Her feet, at first racing through the trees
with the quickness of an antelope, her body
throwing itself forward, hurling itself, the speed
of it like a drug, the speed of it
a necessary thing to escape the god

—no one has yet to convince me that the response
to her cries for help was a blessing—then the feet
slowing and denser, growing heavy, heavy,
then fixed, the toes curling into the dirt
and taking root, the bark rising up

from the surface of her skin, the skin
prickling and tender as the bark restrained her,
the arms suddenly captured in the motion of surrender,
her arms held out on either side of her,
her hair falling out and then the leaves,

newly green, almost silver, ripping through
the skin, through the bark, the leaves delicate and fine,
the leaves marking her not as a young woman but as
a tree, a laurel tree, the very leaves torn from her and
fashioned into a crown by the god.

So few of these transformations are ever a blessing.
So, it isn't as if I had been lacking preparation.  
You could say I had studied for it, sat patiently
with those old metamorphoses for years.

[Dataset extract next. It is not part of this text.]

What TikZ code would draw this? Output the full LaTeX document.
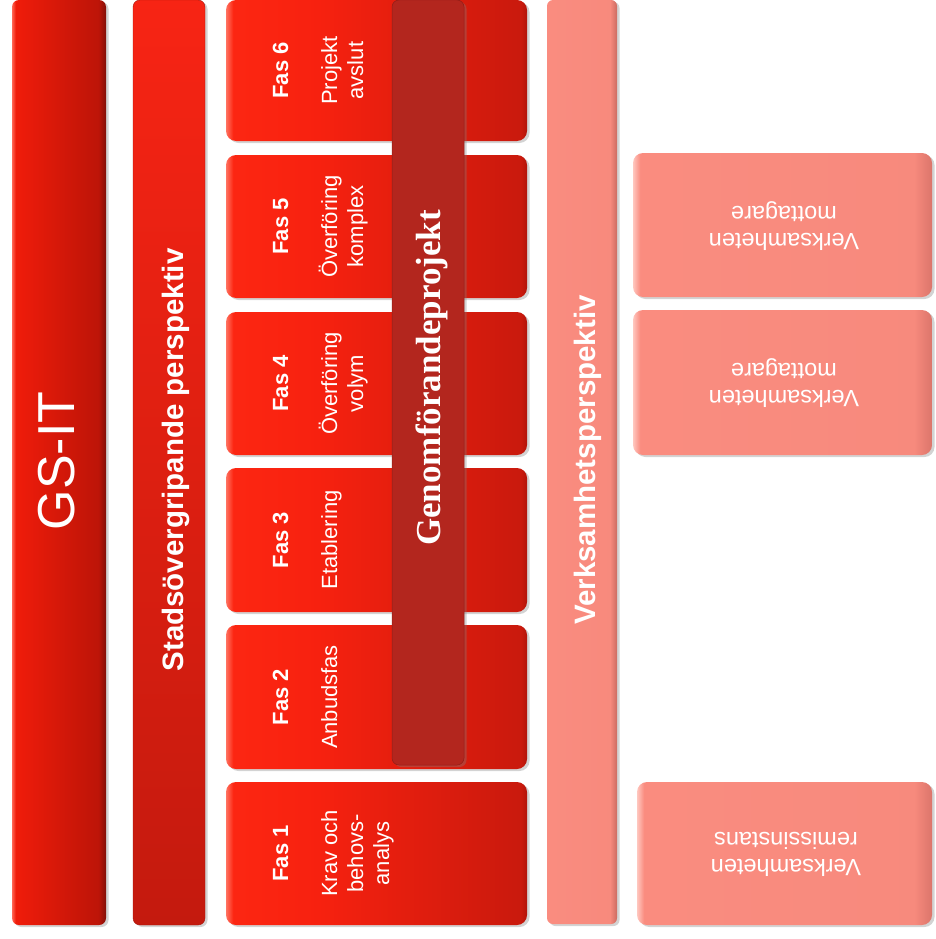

My
shy hunter has never read these tales, would

likely find them silly. What he says is See that grouse
over there? Shoot it.
And I do. I don't even
question it. Sometimes, my skin feels prickly,
and I wonder if another transformation is about
to take place. But no one is ever transformed twice.

No one. Ovid understood this. Even Suetonius
understood this. The gods have little use for us once
we have been changed. They take the laurel leaves,
scorn the wounded bird, erase their tell-tale foot prints,
busy themselves with the generous work of gods.